The study population consisted of patients aged between 30 to 84 years, have complete data for eight core variables (gender, age, smoking status, systolic blood pressure, blood pressure treatment, total cholesterol, HDL cholesterol, and diabetes) at baseline (1 Jan 2005). An additional 22 variables which potentially were associated with CVD were included in the analysis. The outcome was the first CVD event during the 10-year follow-up period.The study population was split into a ‘training’ cohort (70% random sample) and a ‘validation’ cohort (30% random sample). Four machine-learning algorithms were trained: logistic regression, random forest, gradient boosting machines, and neural networks. Algorithm performance was assessed in the validation cohort by the area under the receiver operating curve (AUC). Sensitivity, specificity, positive predictive value (PPV), and negative predictive value (NPV) were provided for the corresponding 7.5% threshold specified by the ACC/AHA guidelines.
From a total cohort of 378,256 patients who were free from CVD baseline, there were 24,970 incident cases (6.6%) of CVD during the 10-year follow-up period. Machine-learning algorithms resulted in significant improvements on discrimination compared to the baseline ACC/AHA model (AUC 0.728, 95% CI 0.723 – 0.735): random forest model +1.7% (AUC 0.745, 95% CI 0.739 – 0.750), logistic regression +3.3% (AUC 0.761, 95% CI 0.755 – 0.766), gradient boosting machines +3.2% (AUC 0.760, 95% CI 0.755 – 0.766), neural networks +3.6% (AUC 0.764, 95% CI 0.759 – 0.769). The ACC/AHA model predicted 4,643 cases from 7,404 cases (sensitivity 62.7%, PPV 17.1%). Random forest resulted in a net increase of 191 CVD cases (sensitivity 65.3%, PPV 17.8%). Logistic regression resulted in a net increase of 324 cases (sensitivity 67.1%, PPV 18.3%). Gradient boosting machines and neural networks resulted in a net increase of 355 (sensitivity 67.5%, PPV 18.4%) and 354 (sensitivity 67.5%, PPV 18.4%) cases correctly predicted, respectively. The ACC/AHA model predicted 53,106 non-cases from 75,585 total non-cases (specificity 70.3%, NPV 95.1%). The net increase in non-cases predicted ranged from 191 non-cases for the random forest algorithm (specificity 70.5%, NPV 95.4%) to 355 non-cases for gradient boosting machines (specificity 70.7%, NPV 95.7%).

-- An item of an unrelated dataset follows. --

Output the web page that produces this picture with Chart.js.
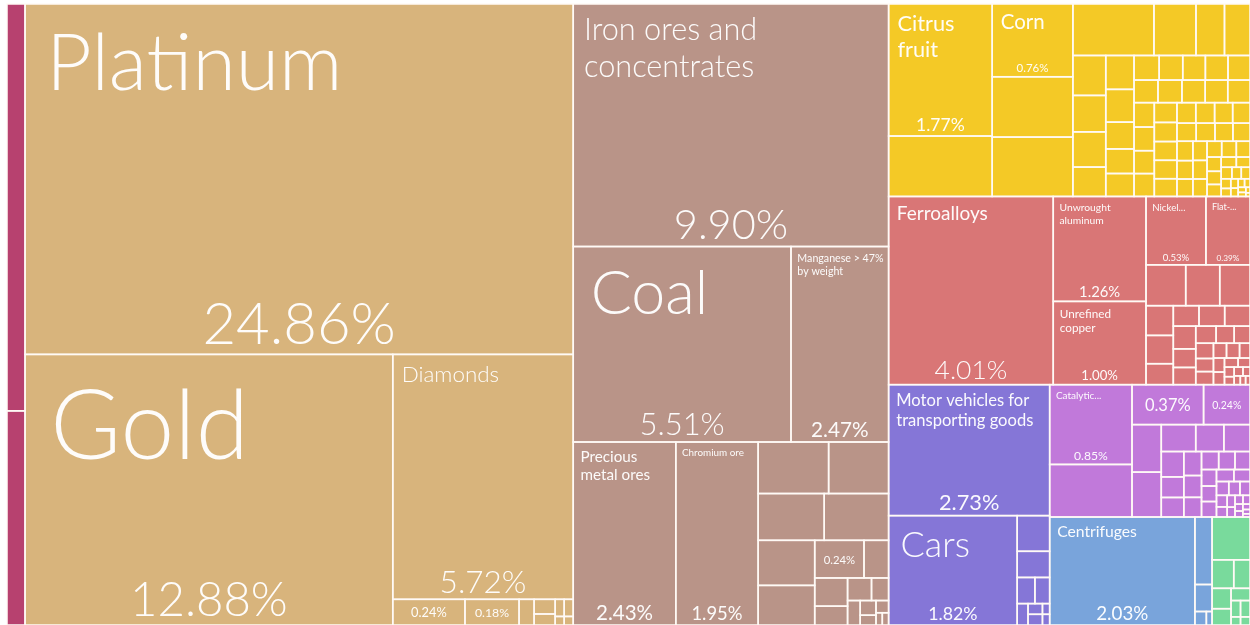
<!DOCTYPE html>
<html>
<head>
<meta charset="utf-8">
<script src="https://cdn.jsdelivr.net/npm/chart.js@4.4.1/dist/chart.umd.min.js"></script>
<style>
	html, body { margin: 0; padding: 0; background: #fff; }
</style>
</head>
<body>
<canvas id="mycanvas" width="1250" height="625"></canvas>
<script>
// share of exports (%)
// names: null = no label, '' = share only
var otherNames = [];
var otherValues = [0.95, 0.50];

var preciousNames = ['Platinum', 'Gold', 'Diamonds', '', ''];
var preciousValues = [24.86, 12.88, 5.72, 0.24, 0.18, 0.05, 0.04, 0.03, 0.02, 0.02, 0.01, 0.01];

var mineralNames = ['Iron ores and concentrates', 'Coal', 'Manganese > 47% by weight', 'Precious metal ores', 'Chromium ore',
	null, null, null, null, null, null, ''];
var mineralValues = [9.90, 5.51, 2.47, 2.43, 1.95, 0.47, 0.40, 0.40, 0.39, 0.33, 0.29, 0.24, 0.12, 0.12,
	0.08, 0.07, 0.05, 0.04, 0.03, 0.02, 0.02, 0.01, 0.01];

var vegetableNames = ['Citrus fruit', null, 'Corn'];
var vegetableValues = [1.77, 0.81, 0.76, 0.63, 0.62, 0.54, 0.28, 0.19, 0.17, 0.17, 0.155, 0.15, 0.125, 0.124,
	0.12, 0.098, 0.09, 0.084, 0.08, 0.075, 0.072, 0.072, 0.07, 0.07, 0.07, 0.068, 0.066, 0.065, 0.064, 0.062,
	0.06, 0.06, 0.058, 0.056, 0.055, 0.054, 0.052, 0.05, 0.05, 0.048, 0.046, 0.045, 0.044, 0.042, 0.04, 0.04,
	0.038, 0.036, 0.035, 0.034, 0.032, 0.03, 0.03, 0.028, 0.026, 0.024, 0.022, 0.02, 0.018, 0.016, 0.014,
	0.013, 0.012, 0.01, 0.009, 0.008, 0.007, 0.006, 0.005, 0.004, 0.003, 0.002];

var metalNames = ['Ferroalloys', 'Unwrought aluminum', 'Unrefined copper', 'Nickel...', 'Flat-...'];
var metalValues = [4.01, 1.26, 1.00, 0.53, 0.39, 0.21, 0.18, 0.16, 0.105, 0.10, 0.074, 0.068, 0.068, 0.067,
	0.066, 0.054, 0.05, 0.045, 0.04, 0.035, 0.035, 0.03, 0.03, 0.025, 0.025, 0.02, 0.02, 0.018, 0.016, 0.014,
	0.012, 0.01, 0.01, 0.008, 0.007, 0.006, 0.005];

var transportNames = ['Motor vehicles for transporting goods', 'Cars'];
var transportValues = [2.73, 1.82, 0.15, 0.11, 0.06, 0.05, 0.03, 0.02, 0.02, 0.01, 0.01];

var chemicalNames = ['Catalytic...', null, '', ''];
var chemicalValues = [0.85, 0.56, 0.37, 0.24, 0.18, 0.17, 0.12, 0.098, 0.091, 0.074, 0.06, 0.057, 0.055, 0.05,
	0.045, 0.04, 0.038, 0.035, 0.032, 0.03, 0.03, 0.027, 0.025, 0.022, 0.02, 0.018, 0.016, 0.014, 0.012, 0.01,
	0.009, 0.008, 0.007, 0.006, 0.005, 0.004, 0.003];

var machineNames = ['Centrifuges'];
var machineValues = [2.03, 0.15, 0.06, 0.02, 0.01];

var miscNames = [];
var miscValues = [0.21, 0.08, 0.06, 0.05, 0.04, 0.03, 0.02, 0.02, 0.01, 0.01];

var groupNames = ['Other', 'Precious metals', 'Mineral products', 'Vegetable products', 'Metals',
	'Transportation', 'Chemical products', 'Machines', 'Miscellaneous'];
var groupItemNames = [otherNames, preciousNames, mineralNames, vegetableNames, metalNames,
	transportNames, chemicalNames, machineNames, miscNames];
var groupItemValues = [otherValues, preciousValues, mineralValues, vegetableValues, metalValues,
	transportValues, chemicalValues, machineValues, miscValues];
var groupColors = ['#b7416f', '#d8b47c', '#b99488', '#f4c926', '#d97676',
	'#8576d7', '#c179da', '#79a4db', '#79da9c'];

function sum(a) {
	var s = 0;
	for (var i in a) s += a[i].value;
	return s;
}

// squarified treemap (ratio 1), in data units; kx/ky = pixels per unit
function squarify(nodes, x0, y0, x1, y1, kx, ky) {
	var value = sum(nodes), i0 = 0, i1 = 0, n = nodes.length;
	while (i0 < n) {
		var dx = (x1 - x0) * kx, dy = (y1 - y0) * ky;
		var sumValue = nodes[i1++].value, minV = sumValue, maxV = sumValue;
		var alpha = Math.max(dy / dx, dx / dy) / value;
		var beta = sumValue * sumValue * alpha;
		var minRatio = Math.max(maxV / beta, beta / minV);
		for (; i1 < n; ++i1) {
			var v = nodes[i1].value;
			sumValue += v;
			if (v < minV) minV = v;
			if (v > maxV) maxV = v;
			beta = sumValue * sumValue * alpha;
			var newRatio = Math.max(maxV / beta, beta / minV);
			if (newRatio > minRatio) { sumValue -= v; break; }
			minRatio = newRatio;
		}
		var row = nodes.slice(i0, i1), k;
		if (dx < dy) {
			var yb = i1 >= n ? y1 : y0 + (y1 - y0) * sumValue / value, xx = x0;
			for (k = 0; k < row.length; k++) {
				var w = (x1 - x0) * row[k].value / sumValue;
				row[k].x0 = xx; row[k].x1 = xx + w; row[k].y0 = y0; row[k].y1 = yb;
				xx += w;
			}
			y0 = yb;
		} else {
			var xb = i1 >= n ? x1 : x0 + (x1 - x0) * sumValue / value, yy = y0;
			for (k = 0; k < row.length; k++) {
				var h = (y1 - y0) * row[k].value / sumValue;
				row[k].x0 = x0; row[k].x1 = xb; row[k].y0 = yy; row[k].y1 = yy + h;
				yy += h;
			}
			x0 = xb;
		}
		value -= sumValue;
		i0 = i1;
	}
}

function byValue(a, b) { return b.value - a.value; }

function buildTree() {
	var groups = [];
	for (var g = 0; g < groupNames.length; g++) {
		var kids = [];
		for (var i = 0; i < groupItemValues[g].length; i++) {
			var nm = groupItemNames[g][i];
			kids.push({ value: groupItemValues[g][i], name: nm === undefined ? null : nm });
		}
		kids.sort(byValue);
		groups.push({ name: groupNames[g], color: groupColors[g], children: kids, value: sum(kids) });
	}
	return groups;
}

function wrapWords(ctx, text, maxW) {
	var words = text.split(' '), lines = [], line = '';
	for (var i = 0; i < words.length; i++) {
		var test = line ? line + ' ' + words[i] : words[i];
		if (line && ctx.measureText(test).width > maxW) { lines.push(line); line = words[i]; }
		else line = test;
	}
	if (line) lines.push(line);
	return lines;
}

function setFont(ctx, fs) {
	ctx.font = (fs > 22 ? '300 ' : '400 ') + fs + 'px Lato, "Open Sans", sans-serif';
}

function drawLabel(ctx, x0, y0, x1, y1, name, value) {
	var w = x1 - x0, h = y1 - y0;
	var pct = value.toFixed(2) + '%';
	ctx.fillStyle = 'rgba(255,255,255,0.96)';
	if (name) {
		// longest word takes about half the box width, then wrap to the box
		setFont(ctx, 100);
		var words = name.split(' '), longest = 0;
		for (var i = 0; i < words.length; i++) longest = Math.max(longest, ctx.measureText(words[i]).width);
		var fs = Math.min(115, 0.54 * w * 100 / longest), pad, lines;
		for (;;) {
			setFont(ctx, fs);
			pad = 4 + 0.22 * fs;
			lines = wrapWords(ctx, name, w - 1.6 * pad);
			if ((lines.length - 1) * 1.22 * fs + fs <= 0.45 * h || fs <= 9) break;
			fs -= 0.5;
		}
		if (fs < 9) {
			fs = 9;
			setFont(ctx, fs);
			pad = 4 + 0.22 * fs;
			lines = wrapWords(ctx, name, w - 1.6 * pad);
		}
		ctx.textAlign = 'left';
		ctx.textBaseline = 'top';
		for (var j = 0; j < lines.length; j++) {
			ctx.fillText(lines[j], x0 + pad, y0 + pad + j * fs * 1.22);
		}
		var ps = Math.min(58, 0.15 * Math.sqrt(w * h));
		setFont(ctx, ps);
		while (ps > 8 && ctx.measureText(pct).width > 0.85 * w) { ps -= 0.5; setFont(ctx, ps); }
		ctx.textAlign = 'center';
		ctx.textBaseline = 'alphabetic';
		ctx.fillText(pct, (x0 + x1) / 2, y1 - 3 - 0.12 * ps);
	} else if (name === '') {
		var s = 0.5 * h;
		setFont(ctx, s);
		while (s > 7 && ctx.measureText(pct).width > 0.65 * w) { s -= 0.5; setFont(ctx, s); }
		ctx.textAlign = 'center';
		ctx.textBaseline = 'middle';
		ctx.fillText(pct, (x0 + x1) / 2, (y0 + y1) / 2 + 1);
	}
}

var treemapPlugin = {
	id: 'treemap',
	afterDatasetsDraw: function(chart) {
		var ctx = chart.ctx, xs = chart.scales.x, ys = chart.scales.y;
		var kx = (xs.getPixelForValue(100) - xs.getPixelForValue(0)) / 100;
		var ky = (ys.getPixelForValue(100) - ys.getPixelForValue(0)) / 100;
		var groups = buildTree();
		var total = sum(groups);

		// the first group is cut by the left edge: it keeps a full-height column
		var first = groups[0];
		first.x0 = 0; first.x1 = 100 * first.value / total; first.y0 = 0; first.y1 = 100;
		var rest = groups.slice(1).sort(byValue);
		squarify(rest, first.x1, 0, 100, 100, kx, ky);

		var cells = [];
		groups.forEach(function(g) {
			squarify(g.children, g.x0, g.y0, g.x1, g.y1, kx, ky);
			g.children.forEach(function(c) { c.color = g.color; cells.push(c); });
		});

		ctx.save();
		cells.forEach(function(c) {
			var px0 = xs.getPixelForValue(c.x0), px1 = xs.getPixelForValue(c.x1);
			var py0 = ys.getPixelForValue(c.y0), py1 = ys.getPixelForValue(c.y1);
			c.px = [px0, py0, px1, py1];
			ctx.fillStyle = c.color;
			ctx.fillRect(px0, py0, px1 - px0, py1 - py0);
		});
		ctx.strokeStyle = 'rgba(255,250,246,0.95)';
		ctx.lineWidth = 1.6;
		cells.forEach(function(c) {
			ctx.strokeRect(c.px[0], c.px[1], c.px[2] - c.px[0], c.px[3] - c.px[1]);
		});
		cells.forEach(function(c) {
			if (c.name !== null) drawLabel(ctx, c.px[0], c.px[1], c.px[2], c.px[3], c.name, c.value);
		});
		ctx.restore();
	}
};

var ctx = document.getElementById('mycanvas');
var treeChart = new Chart(ctx, {
	type: 'scatter',
	data: { datasets: [{ label: 'Exports', data: [] }] },
	options: {
		responsive: false,
		animation: false,
		layout: { padding: { left: 7, top: 4, right: 0, bottom: 0 } },
		plugins: { legend: { display: false }, tooltip: { enabled: false } },
		scales: {
			x: { type: 'linear', min: 0, max: 100, display: false },
			y: { type: 'linear', min: 0, max: 100, reverse: true, display: false }
		}
	},
	plugins: [treemapPlugin]
});
</script>
</body>
</html>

In the era of ‘big-data’, we have demonstrated that machine-learning algorithms offer better opportunities to fully harness the information collected in routine primary care practice. Improvements in prediction accuracy of standard CVD risk prediction tools have clear clinical implications in terms of the absolute number of individuals who are correctly identified who would benefit from preventive treatment while reducing the number of individuals who are incorrectly given treatment unnecessarily.